Proposed flower beds and seats for Collins Street 1972

City of Melbourne Architects Office

Registration number

1728561

Artist/maker

City of Melbourne Architects Office

Title

Proposed flower beds and seats for Collins Street

Production date

1972

Medium

drafting paper

Inscriptions

A202_133

Credit line

City of Melbourne Art and Heritage Collection

Keywords

Proposed flower beds and seats in Collins St, City of Melbourne, Architects office, drawing

Summary

The predecessor of City of Melbourne's City Design Studio was the City Architect's Office, an administrative model adopted from Britain.
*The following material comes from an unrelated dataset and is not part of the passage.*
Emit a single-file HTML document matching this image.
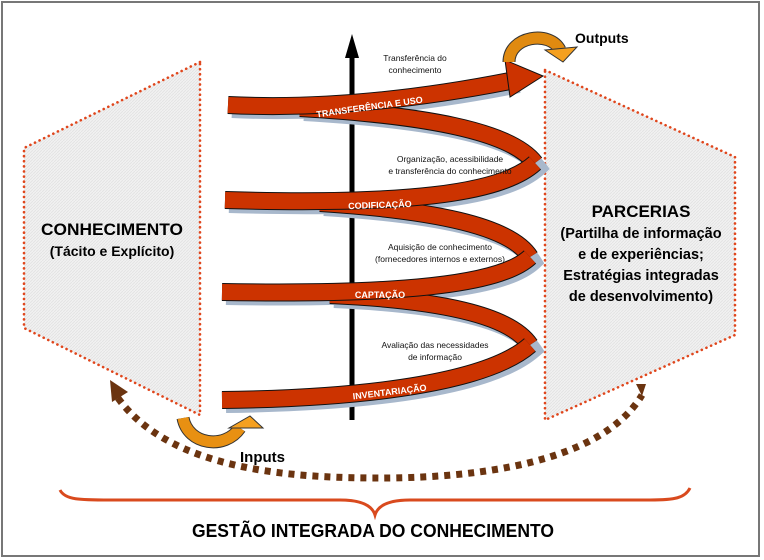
<!DOCTYPE html>
<html><head><meta charset="utf-8"><style>
html,body{margin:0;padding:0;background:#fff;}
svg{display:block;font-family:"Liberation Sans",Arial,sans-serif;}
</style></head><body>
<svg width="764" height="560" viewBox="0 0 764 560" xmlns="http://www.w3.org/2000/svg">
<defs>
<pattern id="h" width="3" height="3" patternUnits="userSpaceOnUse"><rect width="3" height="3" fill="#f1f1f1"/><path d="M0,3 L3,0" stroke="#e2e2e2" stroke-width="0.8"/></pattern>
</defs>
<rect x="2" y="2" width="757" height="554" fill="#fff" stroke="#777" stroke-width="2"/>
<polygon points="200,62 24,148 24,328 200,415" fill="url(#h)" stroke="#e0461c" stroke-width="2.6" stroke-dasharray="0.1 5" stroke-linecap="round"/>
<polygon points="545,70 735,157 735,335 545,420" fill="url(#h)" stroke="#e0461c" stroke-width="2.6" stroke-dasharray="0.1 5" stroke-linecap="round"/>
<text x="112" y="235" font-size="17" font-weight="bold" text-anchor="middle" textLength="142" lengthAdjust="spacingAndGlyphs">CONHECIMENTO</text>
<text x="112" y="256" font-size="14" font-weight="bold" text-anchor="middle">(Tácito e Explícito)</text>
<g font-weight="bold" text-anchor="middle">
<text x="641" y="217" font-size="17">PARCERIAS</text>
<text x="641" y="238" font-size="14.5">(Partilha de informação</text>
<text x="641" y="259" font-size="14.5">e de experiências;</text>
<text x="641" y="280" font-size="14.5">Estratégias integradas</text>
<text x="641" y="301" font-size="14.5">de desenvolvimento)</text>
</g>
<line x1="352" y1="55" x2="352" y2="420" stroke="#000" stroke-width="5"/>
<polygon points="352,34 345,58 359,58" fill="#000"/>
<g fill="none" stroke="#a8b8cc" stroke-width="16" transform="translate(4,5)">
<path d="M228,105 C330,110 430,97 515,80"/>
<path d="M300,108 C420,115 510,130 535,163 C500,195 400,205 225,200"/>
<path d="M320,203 C430,210 510,225 530,257 C500,285 400,295 222,292"/>
<path d="M330,295 C440,300 510,315 530,345 C490,380 380,398 222,400"/>
</g>
<g fill="none" stroke-linejoin="round">
<g stroke="#111" stroke-width="18">
<path d="M300,108 C420,115 510,130 535,163"/>
<path d="M320,203 C430,210 510,225 530,257"/>
<path d="M330,295 C440,300 510,315 530,345"/>
</g>
<g stroke="#cc3300" stroke-width="16">
<path d="M300,108 C420,115 510,130 535,163"/>
<path d="M320,203 C430,210 510,225 530,257"/>
<path d="M330,295 C440,300 510,315 530,345"/>
</g>
<g stroke="#111" stroke-width="18">
<path d="M228,105 C330,110 430,97 515,80"/>
<path d="M535,163 C500,195 400,205 225,200"/>
<path d="M530,257 C500,285 400,295 222,292"/>
<path d="M530,345 C490,380 380,398 222,400"/>
</g>
<g stroke="#cc3300" stroke-width="16">
<path d="M228,105 C330,110 430,97 515,80"/>
<path d="M535,163 C500,195 400,205 225,200"/>
<path d="M530,257 C500,285 400,295 222,292"/>
<path d="M530,345 C490,380 380,398 222,400"/>
</g>
</g>
<polygon points="505,60 543,76 510,97" fill="#cc3300" stroke="#111" stroke-width="1"/>
<g fill="#fff" font-size="9" font-weight="bold" text-anchor="middle">
<text x="370" y="110" transform="rotate(-8 370 110)">TRANSFERÊNCIA E USO</text>
<text x="380" y="208" transform="rotate(-2 380 208)">CODIFICAÇÃO</text>
<text x="380" y="298">CAPTAÇÃO</text>
<text x="390" y="395" transform="rotate(-7 390 395)">INVENTARIAÇÃO</text>
</g>
<g font-size="8.5" text-anchor="middle" fill="#111">
<text x="415" y="61">Transferência do</text>
<text x="415" y="73">conhecimento</text>
<text x="450" y="162">Organização, acessibilidade</text>
<text x="450" y="174">e transferência do conhecimento</text>
<text x="440" y="250">Aquisição de conhecimento</text>
<text x="440" y="262">(fornecedores internos e externos)</text>
<text x="435" y="348">Avaliação das necessidades</text>
<text x="435" y="360">de informação</text>
</g>
<!-- outputs arrow -->
<path d="M509,62 C509,36 550,30 560,50" fill="none" stroke="#333" stroke-width="13"/>
<path d="M509,62 C509,36 550,30 560,50" fill="none" stroke="#e08a10" stroke-width="11"/>
<polygon points="545,50 577,47 563,62" fill="#f5a020" stroke="#333" stroke-width="1"/>
<text x="575" y="43" font-size="14" font-weight="bold">Outputs</text>
<!-- inputs arrow -->
<path d="M183,418 C188,445 225,450 240,428" fill="none" stroke="#333" stroke-width="13"/>
<path d="M183,418 C188,445 225,450 240,428" fill="none" stroke="#e89012" stroke-width="11"/>
<polygon points="250,416 263,428 229,428" fill="#f5a020" stroke="#333" stroke-width="1"/>
<text x="240" y="462" font-size="15" font-weight="bold">Inputs</text>
<!-- dotted arc -->
<path d="M118,398 C170,470 290,478 380,478 C470,478 600,465 642,395" fill="none" stroke="#6b3410" stroke-width="7" stroke-dasharray="6 6"/>
<polygon points="110,380 128,392 112,402" fill="#6b3410"/>
<polygon points="636,384 646,384 642,396" fill="#6b3410"/>
<path d="M60,490 C65,500 80,500 110,500 L340,500 C360,500 372,505 375,515 C378,505 390,500 410,500 L650,500 C675,500 685,498 690,488" fill="none" stroke="#d94a1e" stroke-width="3"/>
<text x="373" y="537" font-size="18" font-weight="bold" text-anchor="middle" textLength="362" lengthAdjust="spacingAndGlyphs">GESTÃO INTEGRADA DO CONHECIMENTO</text>
</svg>
</body></html>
The Art and Heritage Collection holds a suite of technical drawings created in that office between the 1940s and 1970s, drawings that propose various designs to support public use of the city streets. They include plans for park and street seating, vendor kiosks, hand railing, gates, bus shelters, planter boxes and street lights. While the philosophy currently framing the city's approach to industrial design is orientated towards an aesthetic that draws our public spaces into a single design vocabulary, consistency appears less of a concern in the period that these drawings pertain to. While there is some consistency within an area, the drawings suggest the municipality tolerated a level of variation. Since the early 1990s, fabrication of city designs has been outsourced to independent local companies. But during this period, street furniture was manufactured in the city's North Melbourne workshop. Here the staff were highly skilled workers in carpentry and steel fabrication. Made in 1972, this drawing proposes bench seating and floral beds for Collins Street between William and Elizabeth Streets that would accommodate some of the existing street trees. The drawing's high level of technical detail suggests this was more than just a proposal, addressing not only the public amenity through provision of shaded seating but also reinforcing the division between pedestrian and traffic spaces.